** START OF Dataset content **

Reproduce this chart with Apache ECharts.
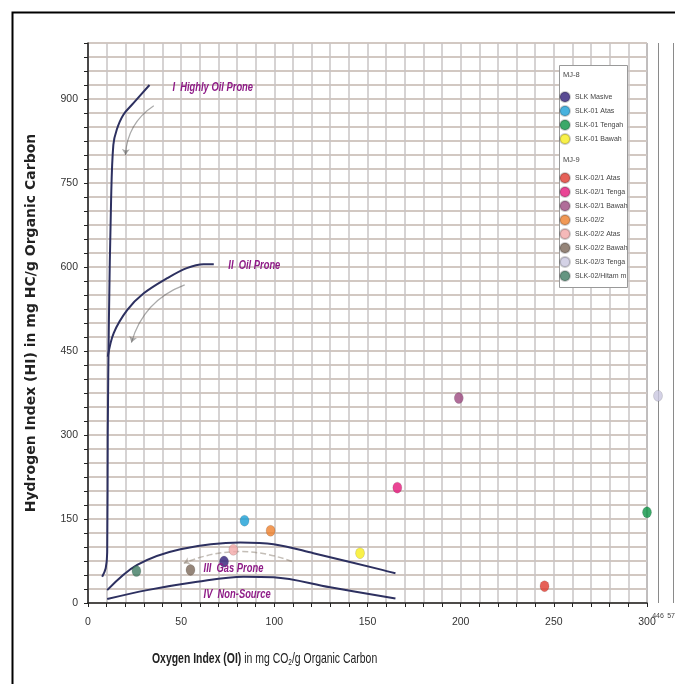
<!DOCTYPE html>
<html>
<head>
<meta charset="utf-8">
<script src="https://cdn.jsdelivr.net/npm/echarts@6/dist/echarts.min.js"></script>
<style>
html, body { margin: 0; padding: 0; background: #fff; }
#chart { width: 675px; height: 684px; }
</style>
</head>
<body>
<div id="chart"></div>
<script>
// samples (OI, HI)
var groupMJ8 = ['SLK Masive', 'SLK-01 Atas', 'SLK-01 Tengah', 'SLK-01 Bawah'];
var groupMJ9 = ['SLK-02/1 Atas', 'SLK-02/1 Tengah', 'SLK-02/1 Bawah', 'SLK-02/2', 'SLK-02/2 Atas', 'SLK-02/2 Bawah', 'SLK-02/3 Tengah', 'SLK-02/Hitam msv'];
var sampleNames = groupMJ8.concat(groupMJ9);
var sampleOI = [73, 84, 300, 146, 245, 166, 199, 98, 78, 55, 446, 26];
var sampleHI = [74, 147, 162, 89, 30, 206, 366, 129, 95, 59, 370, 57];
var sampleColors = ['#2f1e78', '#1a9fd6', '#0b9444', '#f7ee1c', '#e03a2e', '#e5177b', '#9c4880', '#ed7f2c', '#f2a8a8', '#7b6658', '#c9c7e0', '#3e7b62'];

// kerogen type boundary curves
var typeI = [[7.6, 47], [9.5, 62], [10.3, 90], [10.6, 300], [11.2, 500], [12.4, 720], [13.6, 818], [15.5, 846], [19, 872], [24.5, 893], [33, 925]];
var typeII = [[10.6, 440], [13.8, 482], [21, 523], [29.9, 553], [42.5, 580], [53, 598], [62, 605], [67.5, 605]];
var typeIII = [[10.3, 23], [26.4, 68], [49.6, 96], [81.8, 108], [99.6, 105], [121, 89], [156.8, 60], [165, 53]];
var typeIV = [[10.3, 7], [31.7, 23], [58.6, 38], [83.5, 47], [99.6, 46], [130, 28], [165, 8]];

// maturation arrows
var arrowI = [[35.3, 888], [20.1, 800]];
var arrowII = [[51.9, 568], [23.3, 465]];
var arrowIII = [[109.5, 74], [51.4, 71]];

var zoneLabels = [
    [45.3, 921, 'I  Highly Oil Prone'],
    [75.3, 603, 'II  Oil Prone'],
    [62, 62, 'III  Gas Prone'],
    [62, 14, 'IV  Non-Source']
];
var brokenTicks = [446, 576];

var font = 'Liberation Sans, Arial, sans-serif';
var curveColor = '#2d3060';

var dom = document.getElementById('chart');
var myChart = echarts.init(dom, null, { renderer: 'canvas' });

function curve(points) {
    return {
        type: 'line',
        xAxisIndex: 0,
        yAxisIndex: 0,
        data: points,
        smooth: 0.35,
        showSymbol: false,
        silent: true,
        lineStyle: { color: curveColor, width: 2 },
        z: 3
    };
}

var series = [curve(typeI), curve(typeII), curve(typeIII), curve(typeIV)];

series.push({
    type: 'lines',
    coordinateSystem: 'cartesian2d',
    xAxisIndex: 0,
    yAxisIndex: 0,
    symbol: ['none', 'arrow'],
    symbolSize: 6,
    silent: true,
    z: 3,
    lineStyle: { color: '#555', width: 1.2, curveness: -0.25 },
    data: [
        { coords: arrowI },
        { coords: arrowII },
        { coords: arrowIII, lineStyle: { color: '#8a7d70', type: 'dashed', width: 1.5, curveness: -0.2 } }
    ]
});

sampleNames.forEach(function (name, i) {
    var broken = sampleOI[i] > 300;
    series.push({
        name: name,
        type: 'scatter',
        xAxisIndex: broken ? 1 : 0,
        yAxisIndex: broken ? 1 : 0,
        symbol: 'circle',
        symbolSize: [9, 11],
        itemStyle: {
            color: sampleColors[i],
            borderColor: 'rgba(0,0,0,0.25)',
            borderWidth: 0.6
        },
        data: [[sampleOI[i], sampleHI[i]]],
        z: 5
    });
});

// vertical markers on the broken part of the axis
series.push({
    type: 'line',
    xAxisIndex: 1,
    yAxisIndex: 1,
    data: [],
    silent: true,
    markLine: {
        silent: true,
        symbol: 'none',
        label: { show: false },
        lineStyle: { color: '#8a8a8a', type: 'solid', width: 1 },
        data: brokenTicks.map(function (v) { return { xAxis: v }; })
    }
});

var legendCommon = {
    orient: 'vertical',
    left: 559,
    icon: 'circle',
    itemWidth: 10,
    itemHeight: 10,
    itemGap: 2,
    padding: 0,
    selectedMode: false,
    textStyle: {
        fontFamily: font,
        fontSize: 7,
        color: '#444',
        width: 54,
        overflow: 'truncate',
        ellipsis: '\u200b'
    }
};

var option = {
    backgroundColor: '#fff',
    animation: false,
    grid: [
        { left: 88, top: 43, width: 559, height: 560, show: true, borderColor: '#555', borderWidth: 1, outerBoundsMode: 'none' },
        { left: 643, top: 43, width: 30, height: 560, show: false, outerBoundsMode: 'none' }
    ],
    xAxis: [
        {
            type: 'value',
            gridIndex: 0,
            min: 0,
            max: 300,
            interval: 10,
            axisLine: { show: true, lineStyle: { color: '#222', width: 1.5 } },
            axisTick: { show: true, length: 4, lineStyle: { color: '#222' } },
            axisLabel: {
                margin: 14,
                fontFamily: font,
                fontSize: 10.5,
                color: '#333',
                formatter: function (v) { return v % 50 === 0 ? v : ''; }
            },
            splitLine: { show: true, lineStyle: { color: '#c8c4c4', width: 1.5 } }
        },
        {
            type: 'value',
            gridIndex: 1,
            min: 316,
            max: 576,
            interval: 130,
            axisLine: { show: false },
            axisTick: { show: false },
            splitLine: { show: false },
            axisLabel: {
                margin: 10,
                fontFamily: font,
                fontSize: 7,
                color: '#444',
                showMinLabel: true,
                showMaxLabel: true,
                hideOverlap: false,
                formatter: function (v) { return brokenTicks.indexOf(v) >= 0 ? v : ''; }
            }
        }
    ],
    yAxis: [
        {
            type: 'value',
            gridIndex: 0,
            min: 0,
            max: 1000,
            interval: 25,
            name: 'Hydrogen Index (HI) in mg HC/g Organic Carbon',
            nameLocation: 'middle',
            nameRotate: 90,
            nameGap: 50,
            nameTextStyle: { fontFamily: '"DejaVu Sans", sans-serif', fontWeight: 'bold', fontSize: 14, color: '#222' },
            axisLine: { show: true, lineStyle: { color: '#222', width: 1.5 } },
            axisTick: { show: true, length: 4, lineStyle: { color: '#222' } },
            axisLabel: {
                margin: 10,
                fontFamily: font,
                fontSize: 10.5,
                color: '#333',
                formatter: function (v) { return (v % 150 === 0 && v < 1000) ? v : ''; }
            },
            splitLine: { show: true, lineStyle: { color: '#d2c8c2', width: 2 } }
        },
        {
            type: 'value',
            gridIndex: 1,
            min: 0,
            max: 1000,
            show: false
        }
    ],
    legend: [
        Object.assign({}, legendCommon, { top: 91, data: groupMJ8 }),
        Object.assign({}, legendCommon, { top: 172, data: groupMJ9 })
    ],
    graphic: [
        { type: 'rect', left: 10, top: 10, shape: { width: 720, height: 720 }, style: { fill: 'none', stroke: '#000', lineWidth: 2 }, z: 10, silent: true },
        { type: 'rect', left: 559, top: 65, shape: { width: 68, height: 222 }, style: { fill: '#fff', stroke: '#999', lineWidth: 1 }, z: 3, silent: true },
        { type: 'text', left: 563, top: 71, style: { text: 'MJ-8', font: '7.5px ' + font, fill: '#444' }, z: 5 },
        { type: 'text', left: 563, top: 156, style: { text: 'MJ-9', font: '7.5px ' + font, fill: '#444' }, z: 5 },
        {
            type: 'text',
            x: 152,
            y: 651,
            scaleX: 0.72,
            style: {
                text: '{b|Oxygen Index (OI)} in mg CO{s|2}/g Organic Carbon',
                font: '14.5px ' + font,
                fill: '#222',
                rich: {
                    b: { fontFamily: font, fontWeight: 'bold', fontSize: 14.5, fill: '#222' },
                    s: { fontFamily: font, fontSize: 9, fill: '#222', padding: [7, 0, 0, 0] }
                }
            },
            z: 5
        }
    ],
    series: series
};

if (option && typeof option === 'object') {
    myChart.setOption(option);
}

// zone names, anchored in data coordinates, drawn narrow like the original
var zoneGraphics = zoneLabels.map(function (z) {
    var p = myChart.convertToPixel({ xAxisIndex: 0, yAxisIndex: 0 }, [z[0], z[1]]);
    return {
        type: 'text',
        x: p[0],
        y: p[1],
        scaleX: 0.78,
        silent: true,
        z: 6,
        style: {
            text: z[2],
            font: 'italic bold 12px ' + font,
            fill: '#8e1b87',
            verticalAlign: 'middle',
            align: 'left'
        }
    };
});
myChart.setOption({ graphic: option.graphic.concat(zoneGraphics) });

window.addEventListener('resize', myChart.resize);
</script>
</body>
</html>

** END OF Dataset content **
** START OF Dataset content **

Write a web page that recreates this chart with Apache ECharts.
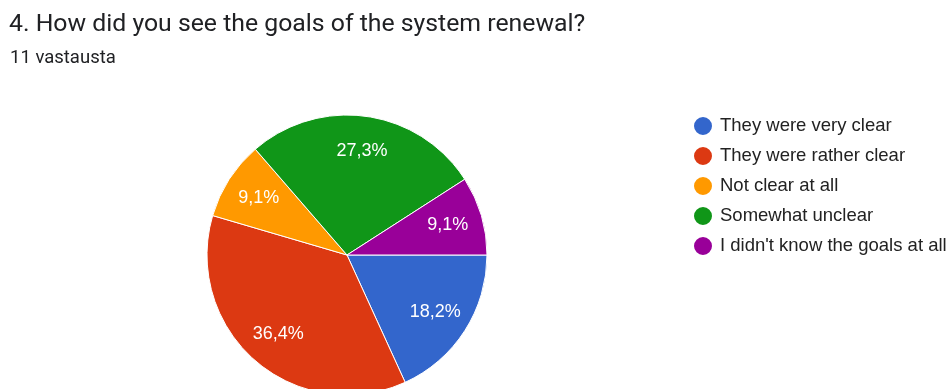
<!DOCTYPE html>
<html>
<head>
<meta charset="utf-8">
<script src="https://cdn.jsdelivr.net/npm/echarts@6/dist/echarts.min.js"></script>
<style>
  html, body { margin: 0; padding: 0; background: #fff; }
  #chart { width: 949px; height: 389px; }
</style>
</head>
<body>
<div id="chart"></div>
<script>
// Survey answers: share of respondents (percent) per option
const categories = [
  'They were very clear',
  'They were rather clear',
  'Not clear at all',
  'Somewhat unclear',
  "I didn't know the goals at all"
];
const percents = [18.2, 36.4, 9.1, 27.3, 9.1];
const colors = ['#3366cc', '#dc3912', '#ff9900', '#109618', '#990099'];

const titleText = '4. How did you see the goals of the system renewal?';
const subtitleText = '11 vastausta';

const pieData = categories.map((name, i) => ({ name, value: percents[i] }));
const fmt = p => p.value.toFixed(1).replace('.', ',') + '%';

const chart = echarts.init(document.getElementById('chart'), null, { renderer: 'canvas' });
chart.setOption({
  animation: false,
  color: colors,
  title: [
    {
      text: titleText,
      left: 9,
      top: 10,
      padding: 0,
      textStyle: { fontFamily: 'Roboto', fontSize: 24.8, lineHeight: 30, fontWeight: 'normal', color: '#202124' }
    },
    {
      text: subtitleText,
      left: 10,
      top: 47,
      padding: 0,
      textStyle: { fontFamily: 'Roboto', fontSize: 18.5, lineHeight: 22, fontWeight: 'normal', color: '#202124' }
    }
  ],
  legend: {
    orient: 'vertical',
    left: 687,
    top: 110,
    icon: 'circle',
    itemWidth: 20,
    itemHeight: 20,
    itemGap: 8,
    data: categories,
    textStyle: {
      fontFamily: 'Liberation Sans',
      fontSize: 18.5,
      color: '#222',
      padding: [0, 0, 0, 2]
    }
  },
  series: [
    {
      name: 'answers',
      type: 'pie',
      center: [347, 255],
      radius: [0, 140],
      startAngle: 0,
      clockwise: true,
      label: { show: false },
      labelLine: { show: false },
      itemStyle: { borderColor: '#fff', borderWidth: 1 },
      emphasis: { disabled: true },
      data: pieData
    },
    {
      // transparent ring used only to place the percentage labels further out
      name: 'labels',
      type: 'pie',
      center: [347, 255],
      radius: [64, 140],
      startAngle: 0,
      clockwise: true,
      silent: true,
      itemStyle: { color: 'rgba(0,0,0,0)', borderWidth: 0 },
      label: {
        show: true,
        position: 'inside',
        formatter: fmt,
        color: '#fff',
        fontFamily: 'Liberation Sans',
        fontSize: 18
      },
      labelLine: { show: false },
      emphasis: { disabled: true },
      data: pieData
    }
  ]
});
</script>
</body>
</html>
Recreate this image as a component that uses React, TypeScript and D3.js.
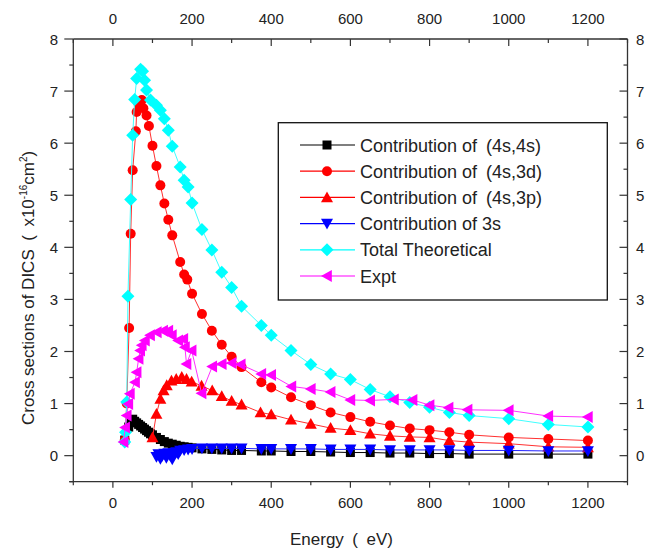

** END OF Dataset content **
** START OF Dataset content **

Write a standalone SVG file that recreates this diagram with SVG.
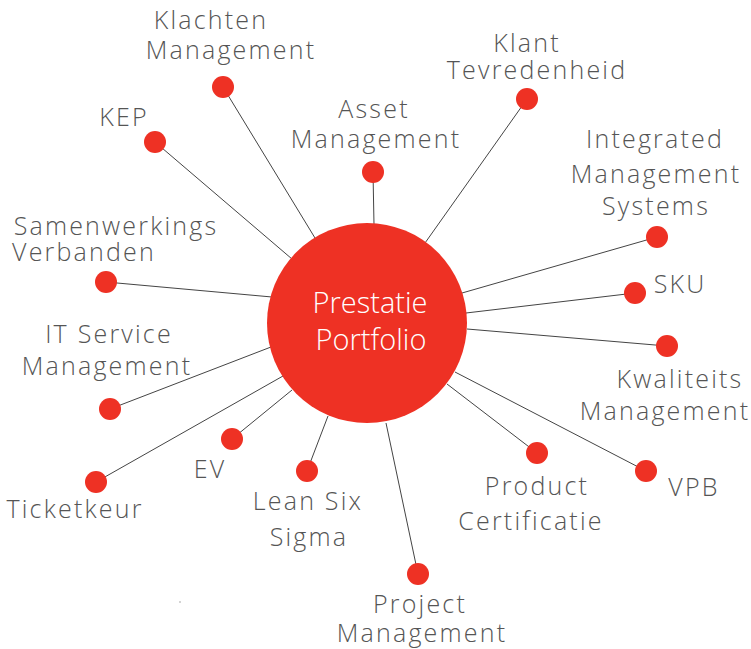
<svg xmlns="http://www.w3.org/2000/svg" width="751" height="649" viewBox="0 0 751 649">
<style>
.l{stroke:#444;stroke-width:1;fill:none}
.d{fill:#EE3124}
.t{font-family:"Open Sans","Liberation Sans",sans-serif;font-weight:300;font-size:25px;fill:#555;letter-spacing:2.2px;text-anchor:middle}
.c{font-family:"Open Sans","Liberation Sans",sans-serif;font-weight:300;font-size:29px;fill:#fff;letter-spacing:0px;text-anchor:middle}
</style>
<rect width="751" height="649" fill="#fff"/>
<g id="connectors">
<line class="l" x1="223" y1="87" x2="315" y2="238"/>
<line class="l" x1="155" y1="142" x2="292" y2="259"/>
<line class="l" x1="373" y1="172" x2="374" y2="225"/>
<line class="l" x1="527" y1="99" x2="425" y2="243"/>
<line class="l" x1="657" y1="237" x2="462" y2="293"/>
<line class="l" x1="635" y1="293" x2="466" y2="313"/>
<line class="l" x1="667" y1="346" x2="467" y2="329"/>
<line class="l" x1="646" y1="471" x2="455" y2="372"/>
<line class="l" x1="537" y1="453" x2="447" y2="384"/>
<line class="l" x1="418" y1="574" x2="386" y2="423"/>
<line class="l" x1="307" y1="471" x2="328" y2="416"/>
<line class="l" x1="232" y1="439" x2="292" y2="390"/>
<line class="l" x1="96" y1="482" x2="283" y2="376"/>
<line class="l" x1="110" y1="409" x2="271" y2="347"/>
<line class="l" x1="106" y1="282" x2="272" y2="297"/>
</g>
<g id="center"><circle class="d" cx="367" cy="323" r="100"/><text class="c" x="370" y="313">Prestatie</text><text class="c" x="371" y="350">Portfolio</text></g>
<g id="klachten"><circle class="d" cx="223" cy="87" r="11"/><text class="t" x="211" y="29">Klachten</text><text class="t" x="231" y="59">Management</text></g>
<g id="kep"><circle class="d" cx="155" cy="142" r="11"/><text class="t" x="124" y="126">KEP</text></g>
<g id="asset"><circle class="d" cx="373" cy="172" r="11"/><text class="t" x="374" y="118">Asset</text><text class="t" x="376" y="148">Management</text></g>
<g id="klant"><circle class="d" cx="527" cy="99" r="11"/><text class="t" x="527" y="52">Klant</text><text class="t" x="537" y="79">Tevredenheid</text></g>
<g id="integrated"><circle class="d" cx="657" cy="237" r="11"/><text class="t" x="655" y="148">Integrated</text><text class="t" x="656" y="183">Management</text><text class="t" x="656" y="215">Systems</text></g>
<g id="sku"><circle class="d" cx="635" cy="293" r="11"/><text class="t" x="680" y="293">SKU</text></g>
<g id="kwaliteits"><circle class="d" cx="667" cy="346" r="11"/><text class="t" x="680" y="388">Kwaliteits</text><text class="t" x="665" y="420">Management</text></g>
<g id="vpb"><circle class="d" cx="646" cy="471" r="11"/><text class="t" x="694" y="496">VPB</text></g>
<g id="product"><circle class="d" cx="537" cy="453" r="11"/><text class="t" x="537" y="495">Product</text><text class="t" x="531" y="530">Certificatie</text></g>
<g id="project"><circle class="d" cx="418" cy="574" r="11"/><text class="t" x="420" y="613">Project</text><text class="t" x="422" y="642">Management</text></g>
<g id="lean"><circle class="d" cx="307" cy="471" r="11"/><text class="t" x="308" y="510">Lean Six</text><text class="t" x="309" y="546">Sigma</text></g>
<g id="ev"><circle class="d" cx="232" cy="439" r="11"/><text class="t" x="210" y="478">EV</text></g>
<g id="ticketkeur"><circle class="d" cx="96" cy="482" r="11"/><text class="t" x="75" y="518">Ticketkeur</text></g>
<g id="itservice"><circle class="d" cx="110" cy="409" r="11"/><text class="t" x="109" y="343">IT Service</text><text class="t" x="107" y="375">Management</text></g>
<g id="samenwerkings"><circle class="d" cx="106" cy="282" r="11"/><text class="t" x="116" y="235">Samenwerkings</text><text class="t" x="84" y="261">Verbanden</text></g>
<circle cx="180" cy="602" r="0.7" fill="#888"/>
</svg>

** END OF Dataset content **

Written task: From the line with "Write a web" to the line with "const fmt = p", set down those lines word for word and only those, counting both ends. Pictures stay out of the copy.

The result:
Write a web page that recreates this chart with Apache ECharts.
<!DOCTYPE html>
<html>
<head>
<meta charset="utf-8">
<script src="https://cdn.jsdelivr.net/npm/echarts@6/dist/echarts.min.js"></script>
<style>
  html, body { margin: 0; padding: 0; background: #fff; }
  #chart { width: 949px; height: 389px; }
</style>
</head>
<body>
<div id="chart"></div>
<script>
// Survey answers: share of respondents (percent) per option
const categories = [
  'They were very clear',
  'They were rather clear',
  'Not clear at all',
  'Somewhat unclear',
  "I didn't know the goals at all"
];
const percents = [18.2, 36.4, 9.1, 27.3, 9.1];
const colors = ['#3366cc', '#dc3912', '#ff9900', '#109618', '#990099'];

const titleText = '4. How did you see the goals of the system renewal?';
const subtitleText = '11 vastausta';

const pieData = categories.map((name, i) => ({ name, value: percents[i] }));
const fmt = p => p.value.toFixed(1).replace('.', ',') + '%';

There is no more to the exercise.